Directed by Jean-Marc Vallée and written by Nick Hornby, Wild is an adaptation of Cheryl Straid's best-selling non-fiction book describing her 1995 hike. The film starts at the Mojave Desert trail head in southern California and ends 94 days later at the border between Oregon and Washington. And while there are plenty of on-trail experiences as the over-equipped but under-trained Cheryl grapples with what it means to live rough day and night, the important events are taking place in her head. Vallée and Hornby shine in opening up Cheryl's psyche, revealing her memories, thoughts, self-doubt and self-castigation through flashback fragments that slowly coalesce to create a picture of a life in need of a serious intervention.

Unlike the intolerably self-indulgent Elizabeth Gilbert in the saccharine Eat Pray Love, Cheryl knows she has messed up in the worst possible way. Her sex and drug addictions have destroyed her marriage and her remaining friends are pleading with her to get a grip. She embarks on the trail to find out what happened to the girl raised by Bobbi on nothing but love and optimism. The answers are not easy, but the film offers up moments of genuine and emotional discovery, driven by little surprises of achievement, fear and anxiety on the hiking trail.
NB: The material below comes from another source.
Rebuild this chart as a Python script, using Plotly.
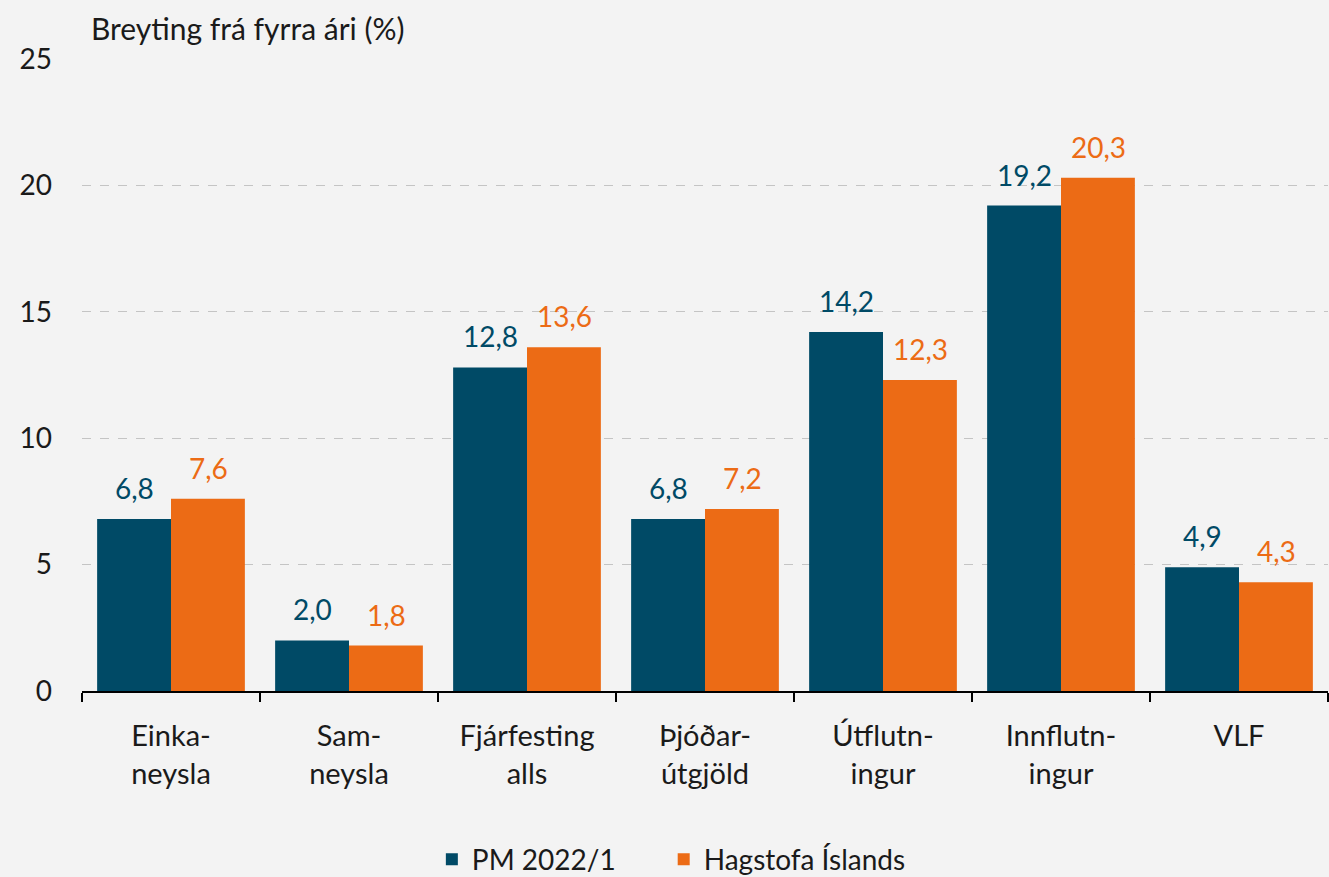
import plotly.graph_objects as go

categories = ["Einka-<br>neysla", "Sam-<br>neysla", "Fjárfesting<br>alls", "Þjóðar-<br>útgjöld",
              "Útflutn-<br>ingur", "Innflutn-<br>ingur", "VLF<br> "]
pm_values = [6.8, 2.0, 12.8, 6.8, 14.2, 19.2, 4.9]
hagstofa_values = [7.6, 1.8, 13.6, 7.2, 12.3, 20.3, 4.3]
series_names = ["PM 2022/1", "Hagstofa Íslands"]
y_ticks = [0, 5, 10, 15, 20, 25]

TEAL = "#004A66"
ORANGE = "#EC6B15"
FONT = "Lato"
PAD = "\u00a0" * 6

def fmt(v):
    return f"{v:.1f}".replace(".", ",")

fig = go.Figure()
series = [(series_names[0] + PAD, pm_values, TEAL, -37), (series_names[1], hagstofa_values, ORANGE, 37)]
annotations = []
for name, vals, col, shift in series:
    fig.add_trace(go.Bar(x=categories, y=vals, name=name, marker_color=col, marker_line_width=0))
    for c, v in zip(categories, vals):
        annotations.append(dict(x=c, y=v, xref="x", yref="y", text=fmt(v), showarrow=False,
                                xshift=shift, yshift=12, yanchor="bottom", xanchor="center",
                                font=dict(color=col, size=28, family=FONT)))

annotations.append(dict(text="Breyting frá fyrra ári (%)", xref="paper", yref="paper",
                        x=0.006, y=1.018, xanchor="left", yanchor="bottom", showarrow=False,
                        font=dict(size=30)))

fig.update_layout(
    width=1329, height=877,
    paper_bgcolor="#F3F3F3", plot_bgcolor="#F3F3F3",
    margin=dict(l=82, r=1, t=59, b=186),
    barmode="group", bargap=0.17, bargroupgap=0,
    font=dict(family=FONT, size=28, color="#1a1a1a"),
    showlegend=True,
    legend=dict(orientation="h", x=0.473, xanchor="center", yref="container", y=0.02,
                yanchor="middle", font=dict(size=28), bgcolor="rgba(0,0,0,0)"),
    annotations=annotations,
)
fig.update_xaxes(showline=True, linecolor="black", linewidth=2, ticks="outside",
                 tickson="boundaries", ticklen=9, tickwidth=2, tickcolor="black",
                 showgrid=False, tickfont=dict(size=29), ticklabelstandoff=18)
fig.update_yaxes(range=[0, 25], tickvals=y_ticks, showgrid=True, gridcolor="#C4C4C4",
                 griddash="dash", gridwidth=1, zeroline=False, showline=False,
                 ticklabelstandoff=29, tickfont=dict(size=28))

fig.write_html("out.html", config={"displayModeBar": False},
               post_script="document.body.style.margin='0';")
Cheryl meets a gruff farmer who could have been menacing but who proves that looks and first impressions can be deceiving. Other encounters with an initially naked man, another solo woman, and a group of young men are just as enlightening. She encounters hunters who must be descendants of the Deliverance natives, and overcomes jagged rocks, exhaustion, dehydration, ill-fitting hiking boots and deep snow. She is happily stunned to learn that she has outlasted much more experienced hikers on the trail. All the while the memories are churning, the forces that defined her life become clear, and a path to salvation is charted.

Reese Witherspoon delivers a raw, honest performance, finding Cheryl's trauma and staying true to the reality of a woman stoically charting a new course in the company of herself. Laura Dern has a relatively short but pivotal role as her mother Bobbi. With a free and airy performance, Dern conveys what it means to be a perpetual idealist in the service of her children. Both women received Academy Award nominations.

Wild ends with unnecessary and rushed narration that appears too eager to package up Cheryl's story in a neat box. It's an unfortunate tone to conclude her adventure on, because Wild is about the universal human instinct to strike out in anger, in depression and in a mad search for recovery. Good or bad, wild instincts contribute to life, but rarely in an orderly manner.